Sunday, 21 October 2012

The need for satire

Peter Cook

After years of stasis, you could say that times are now a little more turbulent. We are in the throes of a recession, needless wars have been inflicted on the Middle East and China are increasingly becoming the world's largest economy.

What often gets us through tough times is humour. Not just any kind of humour, however. When we are saturated with images of mopey politicians cavorting in front of our television sets, comedy is a useful tool. It can attack and ridicule these figures; it can satirise them.

In the early 1960s, Peter Cook was one of the main exponents of a 'satire boom'. He mimicked then Prime Minister Harold MacMillan in his very presence. Many skits and comedic sketches that satirised various aspects of English society were performed in theatres. This was humour used as a tool to challenge, shock and debase the higher hierarchy.

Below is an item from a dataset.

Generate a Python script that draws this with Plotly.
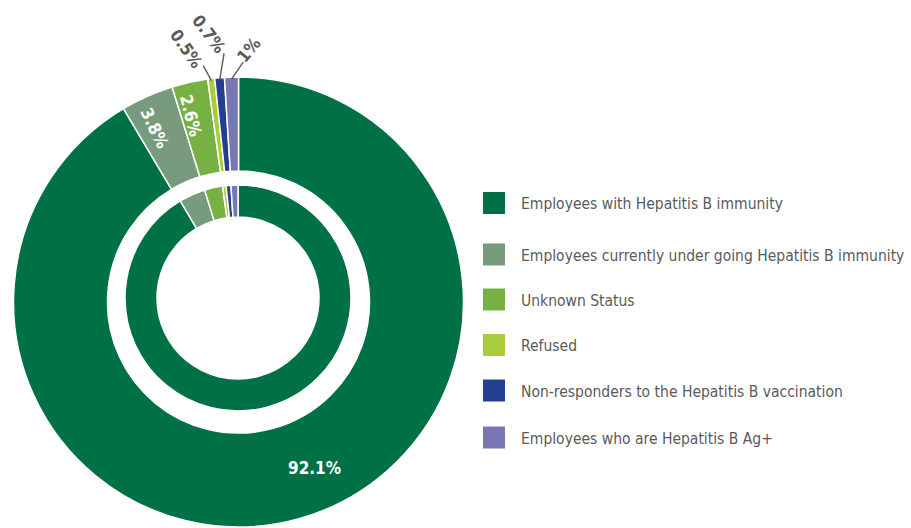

Whilst we do have a wealth of gifted comedians now (Ricky Gervais, Sacha Baron Cohen, Jack Dee, Johnny Vegas), their work is not really satirical. These comedians aren't really having a stab at the our rulers. Events like the Leveson Inquiry and the Iraq war certainly lend themselves to this type of humour. And whilst the satirical magazine Private Eye does sell in large numbers, it is never really in the public spotlight all that much.

There is a quality to humour that allows you to get away with murder. Whilst a transgressive novel or film may provoke death threats and the like, comedy is sufficiently subtle so as to allow this not to happen. It is frivolous, it provokes laughter but it can still make you think and question. It can be funny in an unsettling, frightful manner.